When the hand is placed on the floor; the bone to bone transference of weight is significantly less than what we find in the foot. For this reason, the soft tissues that surround the wrist become that much more important. At the same time, they are also more prone to injury. This is also the reason that emphasising a balanced pressure into both sides of the hand, or even an added emphasis on grounding through the thumb side of the hand, is so important. These actions help keep the pressure off of the tissues on the outside of the wrist when the palm is on the floor. The more pressure you have going into that area, the more pressure there is on the soft tissues.
There are three distinct arches, longitudinal, oblique and transverse, that are formed by the bones, ligaments and tendons these are of vital importance when gripping and manipulating objects. The arches in the hands can be formed and shaped in a way that the arches in the foot cannot. If you look closely at your hand you will find a part in the centre that no matter how hard you press into the floor will not collapse. This is the most obvious arch of the hand and it is the part most like the arch of the foot.
When the hands go to the floor, particularly in arm balancing, we can create a routing action similar to the one we create with our feet we can create the same qualities and keep a similar intention with the hands on the mat.

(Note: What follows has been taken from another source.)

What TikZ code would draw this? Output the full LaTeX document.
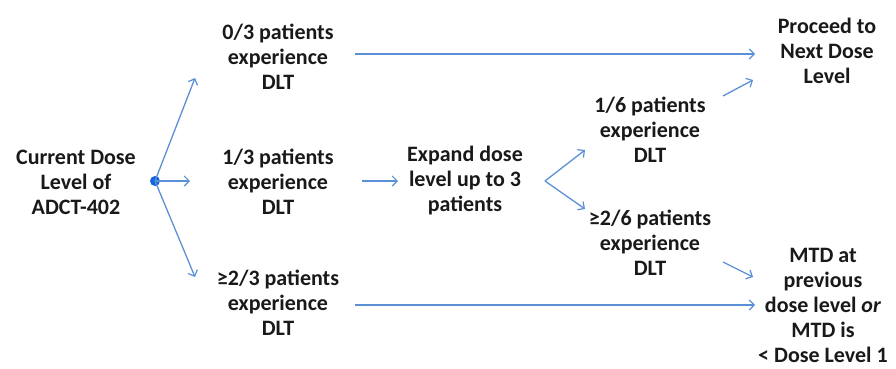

Hasta bandha (hand lock), Assists energy up through the soft centre of your palms to bring strength and stability to your arms and upper body. The action will help protect the wrists in yoga poses -
Root down through the pads and mounds of the thumb and fingers, and energetically draw/suction upwards through the centre of the palms, creating a lift upwards through the hands, wrists and lower arms.
MOVEMENTS OF THE WRIST/HAND
Flexion draws the hand towards the inner foream, which tends to elongate the fingers.
Extension draws the hand towards the outer forearm, the fingers tend to tighten as in the tendency for the fingers and knuckles to rise from the floor in Yoga. Having tight hand and wrist flexors/ could make it difficult to extend (technically hyperextend) your wrist as needed in a pose like chaturanga. This lack of flexibility is a potential cause of generalised wrist and/or hand pain in yoga. Reducing the wrist angle may be needed to create less compression allowing their elbow to move behind the wrist rather than having to stay at 90° over them.
Abduction & Adduction (towards and away from the midline /side to side movements)
Pronation and Supination, occur at the the radioulnar joint. The radioulnar joint is often referred to as a joint of the forearm. It is this articulation that gives the wrist more freedom of movement. Palms up - Supinate. Palms down - Pronate.
Joints stay healthy by being kept mobile. Movement keeps the gel-like substance in the joint fluid. If we stop moving the joints, that gel stuff will start to harden and become more bone-like, limiting their range of motion. During most of our day our wrists are only in a slight angle of extension or flexion – perhaps pushing a door open is the most extreme angle we’ll get into. Then yoga comes along and we ask our wrists to bend at 90 degrees and support some, or all, of our body weight. This is good! It stops us losing that range of motion but it’s also where we are vulnerable to injury.